-- BEGIN --

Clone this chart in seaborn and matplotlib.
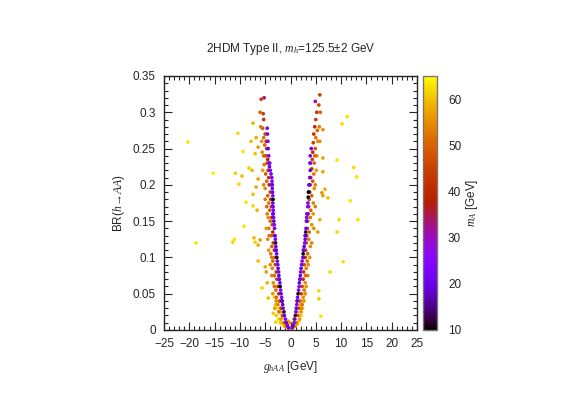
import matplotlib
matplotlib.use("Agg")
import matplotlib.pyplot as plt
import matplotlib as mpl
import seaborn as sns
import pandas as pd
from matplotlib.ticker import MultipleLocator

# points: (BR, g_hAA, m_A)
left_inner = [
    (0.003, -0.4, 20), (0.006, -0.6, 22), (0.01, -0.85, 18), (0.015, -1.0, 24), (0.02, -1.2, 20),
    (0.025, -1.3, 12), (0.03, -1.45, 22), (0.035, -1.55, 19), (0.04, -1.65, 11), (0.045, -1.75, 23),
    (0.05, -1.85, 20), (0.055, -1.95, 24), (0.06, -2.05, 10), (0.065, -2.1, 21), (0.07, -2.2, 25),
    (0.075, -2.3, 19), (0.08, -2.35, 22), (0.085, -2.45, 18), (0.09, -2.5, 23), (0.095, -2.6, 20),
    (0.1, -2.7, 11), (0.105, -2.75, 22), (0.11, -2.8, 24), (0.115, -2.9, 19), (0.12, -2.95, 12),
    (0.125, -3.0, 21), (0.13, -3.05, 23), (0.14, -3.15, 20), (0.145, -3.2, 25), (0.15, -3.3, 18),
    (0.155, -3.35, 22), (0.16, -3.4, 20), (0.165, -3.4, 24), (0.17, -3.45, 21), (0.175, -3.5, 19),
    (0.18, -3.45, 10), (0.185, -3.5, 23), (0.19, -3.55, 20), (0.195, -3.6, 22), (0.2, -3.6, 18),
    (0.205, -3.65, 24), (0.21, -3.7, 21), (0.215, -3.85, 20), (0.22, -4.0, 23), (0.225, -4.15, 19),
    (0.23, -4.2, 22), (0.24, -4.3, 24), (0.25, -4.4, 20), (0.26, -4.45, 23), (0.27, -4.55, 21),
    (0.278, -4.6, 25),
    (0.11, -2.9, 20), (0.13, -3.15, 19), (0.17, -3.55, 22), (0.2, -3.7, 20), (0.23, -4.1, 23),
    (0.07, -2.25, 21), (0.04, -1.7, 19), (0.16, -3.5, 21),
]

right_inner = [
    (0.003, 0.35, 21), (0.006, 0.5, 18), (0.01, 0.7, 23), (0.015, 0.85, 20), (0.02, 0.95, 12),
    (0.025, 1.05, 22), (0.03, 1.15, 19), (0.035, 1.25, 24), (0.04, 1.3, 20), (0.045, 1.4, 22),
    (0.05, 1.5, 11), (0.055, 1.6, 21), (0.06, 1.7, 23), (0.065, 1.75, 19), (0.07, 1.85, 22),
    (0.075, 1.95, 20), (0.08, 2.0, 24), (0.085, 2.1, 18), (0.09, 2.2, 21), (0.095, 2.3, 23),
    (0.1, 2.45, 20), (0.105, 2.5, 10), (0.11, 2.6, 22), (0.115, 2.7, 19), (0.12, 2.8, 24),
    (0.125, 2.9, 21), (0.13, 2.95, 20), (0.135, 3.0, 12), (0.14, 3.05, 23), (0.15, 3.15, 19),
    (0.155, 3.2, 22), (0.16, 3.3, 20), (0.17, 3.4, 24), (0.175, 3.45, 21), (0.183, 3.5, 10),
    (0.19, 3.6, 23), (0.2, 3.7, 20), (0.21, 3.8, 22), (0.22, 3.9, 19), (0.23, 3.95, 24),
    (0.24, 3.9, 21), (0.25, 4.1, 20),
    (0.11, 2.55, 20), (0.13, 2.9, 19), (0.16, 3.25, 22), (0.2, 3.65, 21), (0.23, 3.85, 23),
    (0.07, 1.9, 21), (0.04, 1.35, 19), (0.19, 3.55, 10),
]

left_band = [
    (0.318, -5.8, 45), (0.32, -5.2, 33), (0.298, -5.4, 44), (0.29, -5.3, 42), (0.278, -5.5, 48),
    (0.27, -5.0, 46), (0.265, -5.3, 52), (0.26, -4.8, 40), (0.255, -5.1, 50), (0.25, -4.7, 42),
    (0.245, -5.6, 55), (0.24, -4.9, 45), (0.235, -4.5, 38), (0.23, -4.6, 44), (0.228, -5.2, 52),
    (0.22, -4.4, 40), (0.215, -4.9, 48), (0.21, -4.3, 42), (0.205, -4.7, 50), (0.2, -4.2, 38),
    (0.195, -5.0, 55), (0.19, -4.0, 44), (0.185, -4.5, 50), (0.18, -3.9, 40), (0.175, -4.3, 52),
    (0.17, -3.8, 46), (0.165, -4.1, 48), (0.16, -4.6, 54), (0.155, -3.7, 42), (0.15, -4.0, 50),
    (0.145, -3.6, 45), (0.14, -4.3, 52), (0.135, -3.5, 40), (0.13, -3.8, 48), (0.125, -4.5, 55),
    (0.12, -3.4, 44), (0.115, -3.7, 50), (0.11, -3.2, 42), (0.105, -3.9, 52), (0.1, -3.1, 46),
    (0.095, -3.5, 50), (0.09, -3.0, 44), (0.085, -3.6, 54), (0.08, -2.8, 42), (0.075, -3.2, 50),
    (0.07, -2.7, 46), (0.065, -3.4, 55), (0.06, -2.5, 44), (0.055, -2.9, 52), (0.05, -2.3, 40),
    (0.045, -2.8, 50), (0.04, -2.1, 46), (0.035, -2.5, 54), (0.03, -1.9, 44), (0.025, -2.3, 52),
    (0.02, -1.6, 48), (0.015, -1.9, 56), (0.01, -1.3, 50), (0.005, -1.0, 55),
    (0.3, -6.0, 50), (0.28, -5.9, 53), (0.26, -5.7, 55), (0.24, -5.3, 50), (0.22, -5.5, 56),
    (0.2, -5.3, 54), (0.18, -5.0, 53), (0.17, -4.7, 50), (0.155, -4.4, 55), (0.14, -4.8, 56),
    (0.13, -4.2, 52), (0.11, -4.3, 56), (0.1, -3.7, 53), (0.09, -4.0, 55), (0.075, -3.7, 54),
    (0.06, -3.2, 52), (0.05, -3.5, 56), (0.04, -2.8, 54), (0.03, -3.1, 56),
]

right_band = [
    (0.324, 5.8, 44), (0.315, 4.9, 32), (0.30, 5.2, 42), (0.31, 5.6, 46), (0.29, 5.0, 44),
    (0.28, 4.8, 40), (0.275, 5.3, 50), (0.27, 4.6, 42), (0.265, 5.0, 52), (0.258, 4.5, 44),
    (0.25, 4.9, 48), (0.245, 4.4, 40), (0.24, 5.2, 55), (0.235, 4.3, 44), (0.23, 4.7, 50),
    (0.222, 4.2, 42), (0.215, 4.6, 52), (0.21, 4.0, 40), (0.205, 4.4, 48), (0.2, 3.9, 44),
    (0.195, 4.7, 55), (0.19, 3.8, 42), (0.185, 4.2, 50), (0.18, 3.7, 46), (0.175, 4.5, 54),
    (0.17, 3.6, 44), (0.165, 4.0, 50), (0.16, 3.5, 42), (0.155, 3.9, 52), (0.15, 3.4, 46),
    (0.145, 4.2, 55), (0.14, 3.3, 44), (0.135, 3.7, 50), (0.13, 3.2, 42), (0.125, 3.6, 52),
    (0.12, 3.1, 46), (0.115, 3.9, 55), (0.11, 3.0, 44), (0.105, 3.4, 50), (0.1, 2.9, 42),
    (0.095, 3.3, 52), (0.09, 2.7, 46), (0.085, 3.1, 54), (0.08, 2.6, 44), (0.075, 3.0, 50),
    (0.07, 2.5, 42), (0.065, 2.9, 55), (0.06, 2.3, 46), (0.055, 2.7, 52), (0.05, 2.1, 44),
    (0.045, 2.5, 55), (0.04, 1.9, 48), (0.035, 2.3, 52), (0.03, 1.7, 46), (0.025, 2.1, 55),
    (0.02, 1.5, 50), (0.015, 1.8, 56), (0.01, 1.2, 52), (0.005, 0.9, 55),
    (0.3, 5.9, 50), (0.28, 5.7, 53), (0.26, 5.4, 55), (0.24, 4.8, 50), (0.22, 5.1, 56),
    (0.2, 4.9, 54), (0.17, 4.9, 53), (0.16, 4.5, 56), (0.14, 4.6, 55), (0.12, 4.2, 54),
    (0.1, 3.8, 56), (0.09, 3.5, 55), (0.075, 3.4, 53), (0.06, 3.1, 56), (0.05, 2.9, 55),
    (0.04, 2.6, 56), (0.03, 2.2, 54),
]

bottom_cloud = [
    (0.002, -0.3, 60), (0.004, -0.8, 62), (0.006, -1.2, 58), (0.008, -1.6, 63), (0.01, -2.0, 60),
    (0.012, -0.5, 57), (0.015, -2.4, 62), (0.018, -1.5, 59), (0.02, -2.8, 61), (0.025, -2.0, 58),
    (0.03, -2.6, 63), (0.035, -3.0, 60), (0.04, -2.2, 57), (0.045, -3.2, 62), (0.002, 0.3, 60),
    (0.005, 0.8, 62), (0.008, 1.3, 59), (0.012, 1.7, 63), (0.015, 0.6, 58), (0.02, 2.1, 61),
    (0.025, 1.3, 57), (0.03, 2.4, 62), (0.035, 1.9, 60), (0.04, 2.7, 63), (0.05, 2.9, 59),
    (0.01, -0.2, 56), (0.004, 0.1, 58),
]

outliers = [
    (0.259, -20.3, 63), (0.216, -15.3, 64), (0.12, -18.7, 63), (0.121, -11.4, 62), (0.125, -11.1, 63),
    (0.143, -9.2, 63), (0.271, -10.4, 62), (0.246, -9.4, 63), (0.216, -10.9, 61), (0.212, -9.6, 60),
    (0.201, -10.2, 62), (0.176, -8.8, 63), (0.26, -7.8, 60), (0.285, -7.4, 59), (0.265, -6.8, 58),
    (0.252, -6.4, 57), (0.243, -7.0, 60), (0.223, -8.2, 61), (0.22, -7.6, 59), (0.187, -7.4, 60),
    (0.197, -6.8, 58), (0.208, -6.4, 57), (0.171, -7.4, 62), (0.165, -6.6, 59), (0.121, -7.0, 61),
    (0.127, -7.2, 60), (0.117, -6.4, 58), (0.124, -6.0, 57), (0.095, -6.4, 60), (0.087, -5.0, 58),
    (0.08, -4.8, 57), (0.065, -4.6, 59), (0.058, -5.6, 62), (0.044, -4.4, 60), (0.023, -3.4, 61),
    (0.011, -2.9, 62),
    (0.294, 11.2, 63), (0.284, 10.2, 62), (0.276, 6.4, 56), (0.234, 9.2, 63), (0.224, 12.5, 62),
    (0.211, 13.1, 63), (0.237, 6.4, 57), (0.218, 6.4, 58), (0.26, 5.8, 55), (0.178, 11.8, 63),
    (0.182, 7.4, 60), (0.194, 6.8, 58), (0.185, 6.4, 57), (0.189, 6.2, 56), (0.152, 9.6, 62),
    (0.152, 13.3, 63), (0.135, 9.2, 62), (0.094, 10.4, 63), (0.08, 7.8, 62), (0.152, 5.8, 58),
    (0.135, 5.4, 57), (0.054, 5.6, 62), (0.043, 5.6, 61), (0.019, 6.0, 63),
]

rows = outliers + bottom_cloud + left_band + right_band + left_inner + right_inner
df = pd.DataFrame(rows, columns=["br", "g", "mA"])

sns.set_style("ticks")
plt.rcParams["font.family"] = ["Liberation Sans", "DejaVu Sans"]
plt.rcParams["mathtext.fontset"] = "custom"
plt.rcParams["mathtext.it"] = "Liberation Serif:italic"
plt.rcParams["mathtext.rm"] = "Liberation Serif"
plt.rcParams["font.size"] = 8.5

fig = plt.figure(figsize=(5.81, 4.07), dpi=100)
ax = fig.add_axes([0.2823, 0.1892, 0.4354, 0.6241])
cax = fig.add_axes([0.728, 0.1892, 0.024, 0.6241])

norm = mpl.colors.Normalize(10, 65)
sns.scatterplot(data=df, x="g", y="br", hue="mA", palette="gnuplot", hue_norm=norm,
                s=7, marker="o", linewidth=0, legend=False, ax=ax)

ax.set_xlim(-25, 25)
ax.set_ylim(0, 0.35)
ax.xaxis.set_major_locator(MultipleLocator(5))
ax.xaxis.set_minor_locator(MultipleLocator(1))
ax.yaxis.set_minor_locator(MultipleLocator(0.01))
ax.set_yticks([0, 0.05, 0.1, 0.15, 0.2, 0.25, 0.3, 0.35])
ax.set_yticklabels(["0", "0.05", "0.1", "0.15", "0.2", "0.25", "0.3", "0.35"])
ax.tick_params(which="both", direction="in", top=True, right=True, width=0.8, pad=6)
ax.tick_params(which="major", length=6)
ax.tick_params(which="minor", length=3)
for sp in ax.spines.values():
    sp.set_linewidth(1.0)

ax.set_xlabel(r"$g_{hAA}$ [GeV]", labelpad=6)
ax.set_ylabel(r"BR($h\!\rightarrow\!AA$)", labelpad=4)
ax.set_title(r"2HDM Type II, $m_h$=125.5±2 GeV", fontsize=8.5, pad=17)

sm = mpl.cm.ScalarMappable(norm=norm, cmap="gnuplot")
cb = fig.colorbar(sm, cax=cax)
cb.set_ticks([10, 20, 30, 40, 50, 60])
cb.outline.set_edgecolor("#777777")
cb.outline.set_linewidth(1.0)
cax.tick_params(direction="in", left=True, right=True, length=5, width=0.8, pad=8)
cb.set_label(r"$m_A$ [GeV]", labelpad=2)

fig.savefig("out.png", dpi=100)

-- END --

THE REQUEST:
Output exactly the span of lines from the top of the listing through the line holding "from matplotlib.ticker import MultipleLocator", and leave every picture out.

WRITTEN ANSWER:
Clone this chart in seaborn and matplotlib.
import matplotlib
matplotlib.use("Agg")
import matplotlib.pyplot as plt
import matplotlib as mpl
import seaborn as sns
import pandas as pd
from matplotlib.ticker import MultipleLocator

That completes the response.